The implementation has been challenging to say the least. One of the vexed and difficult questions to answer is the extent of liability of a surety for the debts of the company in business rescue and how this ought to be dealt with in business rescue plans. Acting Justice Rogers delivered a judgment on 14 November 2011 in the Western Cape High Court under case number 19449/2011. In that case, Investec Bank Limited sued André Bruyns on surety ships which he had executed in favor of the bank for the debts of two companies which were in liquidation. According to Mr Bruyns the applications to place both companies under business rescue were pending and, therefore, he sought protection from the surety ship on this basis.

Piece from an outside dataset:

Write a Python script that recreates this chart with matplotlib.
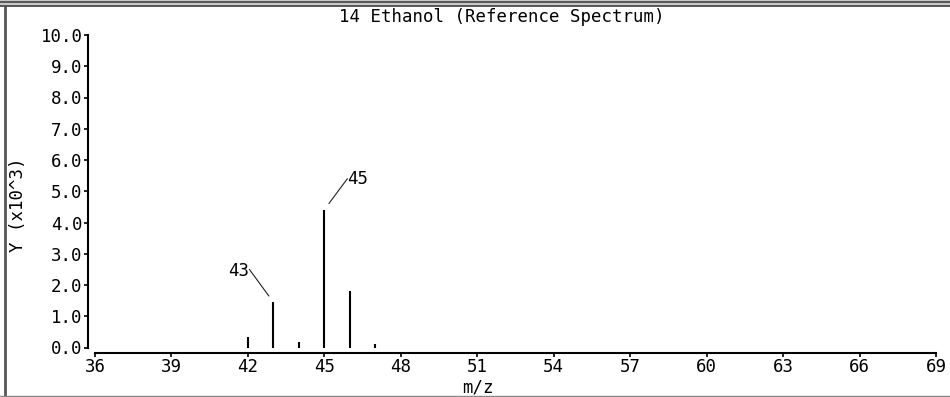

An important issue is that banks and other secured creditors may be reluctant to vote in favor of the business rescue plan if they perceive that the liability of the surety may be reduced if the business rescue plan is approved. The underlying philosophy is that creditors will only vote in favor of the business rescue plan if its implementation puts them in a better position regarding recovery. Lending and consequentially economic activity is encouraged when lenders have a right of recourse against the surety. If future decisions point to claims against sureties being compromised then the tendency may be for creditors to become reluctant in giving a breathing space to distressed companies which may prevent the spirit of the legislation may not be achieved.
A creditor of a distressed company holding a surety ship would be well advised to enforce such surety ship quickly in order to avoid running the risk of the claim against the surety being compromised. It is hoped that future judgments will deal with more practical issues arising from the implementation of business rescue plans which will determine the liability of sureties.